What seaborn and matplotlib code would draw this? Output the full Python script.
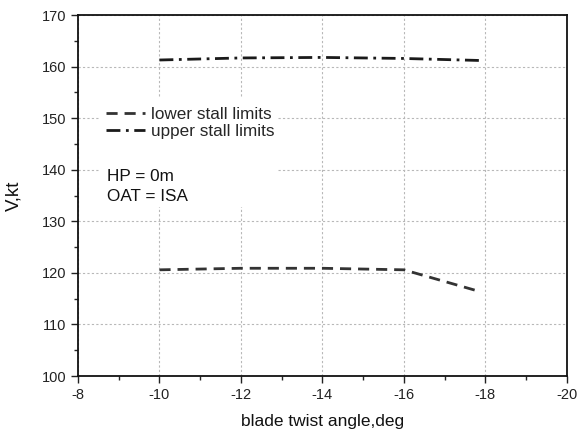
import matplotlib
matplotlib.use("Agg")
import matplotlib.pyplot as plt
import seaborn as sns
import pandas as pd
from matplotlib.ticker import MultipleLocator
from matplotlib.lines import Line2D
from matplotlib.patches import Rectangle

# data
twist_angle = [-10, -12, -14, -16, -17.9]
lower_stall = [120.6, 120.9, 120.9, 120.6, 116.3]
upper_stall = [161.3, 161.7, 161.8, 161.6, 161.2]
series_names = ["lower stall limits", "upper stall limits"]
x_ticks = [-8, -10, -12, -14, -16, -18, -20]
y_ticks = [100, 110, 120, 130, 140, 150, 160, 170]

df = pd.DataFrame({
    "x": twist_angle * 2,
    "y": lower_stall + upper_stall,
    "series": [series_names[0]] * len(lower_stall) + [series_names[1]] * len(upper_stall),
})

sns.set_style("white")
plt.rcParams['font.family'] = ['Liberation Sans', 'DejaVu Sans']

fig = plt.figure(figsize=(5.79, 4.33), dpi=100)
ax = fig.add_axes([0.1347, 0.1316, 0.979 - 0.1347, 0.965 - 0.1316])

sns.lineplot(data=df, x="x", y="y", hue="series", style="series",
             palette={series_names[0]: "#333333", series_names[1]: "#1a1a1a"},
             dashes={series_names[0]: (4, 2.5), series_names[1]: (5, 2, 1, 2)},
             linewidth=2, ax=ax, legend=False, sort=False)

ax.set_xlim(-8, -20)
ax.set_ylim(100, 170)
ax.set_xticks(x_ticks)
ax.set_xticklabels([str(v) for v in x_ticks])
ax.set_yticks(y_ticks)
ax.xaxis.set_minor_locator(MultipleLocator(1))
ax.yaxis.set_minor_locator(MultipleLocator(5))
ax.tick_params(axis="both", which="major", direction="out", length=5, width=1,
               labelsize=10.5, colors="#222222", bottom=True, left=True)
ax.tick_params(axis="both", which="minor", direction="out", length=3, width=1,
               bottom=True, left=True)
ax.grid(True, which="major", linestyle=(0, (2, 2)), color="#b8b8b8", linewidth=0.8)
ax.set_axisbelow(True)
for s in ax.spines.values():
    s.set_visible(True)
    s.set_color("#111111")
    s.set_linewidth(1.3)

ax.set_xlabel("blade twist angle,deg", fontsize=12.5, labelpad=9, color="#111111")
ax.set_ylabel("V,kt", fontsize=13.5, labelpad=14, color="#111111")

# white box behind legend and annotation (hides grid there)
ax.add_patch(Rectangle((0.045, 0.468), 0.362, 0.305, transform=ax.transAxes,
                       facecolor="white", edgecolor="none", zorder=1))

handles = [
    Line2D([], [], color="#333333", lw=2, dashes=(4, 2.5)),
    Line2D([], [], color="#1a1a1a", lw=2, dashes=(5, 2, 1, 2)),
]
leg = ax.legend(handles, series_names, loc="upper left", bbox_to_anchor=(0.047, 0.76),
                frameon=False, fontsize=12.3, handlelength=2.3, handletextpad=0.3,
                labelspacing=0.12, borderpad=0.3, borderaxespad=0)
leg.set_zorder(3)

ax.text(0.06, 0.575, "HP = 0m\nOAT = ISA", transform=ax.transAxes, fontsize=12.3,
        va="top", ha="left", linespacing=1.42, color="#111111", zorder=3)

fig.savefig("out.png", dpi=100, facecolor="white")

--- Required work ---
Copy out every line of the listing that includes the string "seaborn".

--- Complete answer ---
What seaborn and matplotlib code would draw this? Output the full Python script.
import seaborn as sns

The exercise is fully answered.